Despite his achievements, Mr. Jones didn’t expect this award. “I had no idea at all – it’s just a wonderful feeling,” he said. “My granddaughter has never seen me accept an award, I’m just her grandfather, so it’s a big deal.”
The annual Harry Jerome Awards celebrate leaders, innovators and activists across Canada’s Black community. Named after the Canadian track and field legend and Olympic medalist, the event recognizes excellence in sectors spanning business, arts and athletics.
“There’s a lot of weight to this award,” said Nadine Spencer, the interim chief executive of the Black Business and Professional Association. “A lot of weight in terms of what it means for the Black community – it means that despite the challenges in society, we’re still recognized for the work. And to be recognized by your own community is exceptional.”
Founded in 1983, the association is a non-profit charitable organization with a commitment to advocate on behalf of Black businesses and promote equity for Black communities.
For Ms. Spencer, the awards symbolize what’s possible for the Black community through peer recognition. “It’s a beacon for what is possible for black youths, what is possible for women entrepreneurs, and what is possible for small businesses.”
The event Saturday celebrated 13 honourees who made contributions to Canada’s Black community through innovation in health care, public service, environmental justice and technology, banking, data analytics, social work, athletics and performance arts.
For Jennifer Bernard, who was recently appointed CEO of SickKids Foundation, receiving the award represented a personal victory. “This is one of the longest-standing awards that has been established in honour of Black excellence,” Ms.

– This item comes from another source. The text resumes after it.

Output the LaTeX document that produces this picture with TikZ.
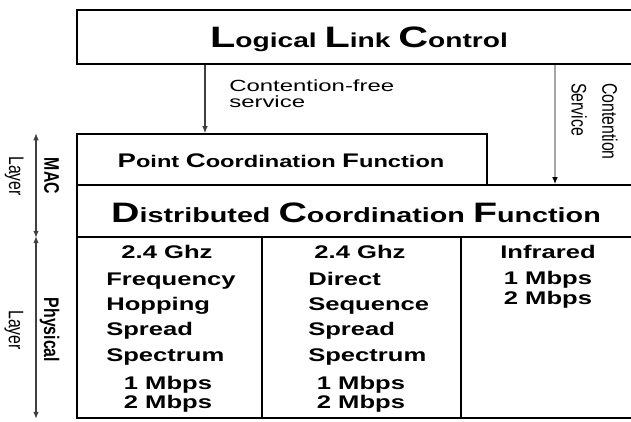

Bernard said. “It inspires the next generation and helps us move forward as a community.”
Agapi Gessesse, executive director of the Centre for Young Black Professionals, said receiving the award was a feat that was decades in the making.
“I used to come to this when I was a little girl – I could never imagine that 10 years later I would’ve gotten here,” Ms. Gessesse said. “It shows me that my community is behind me.”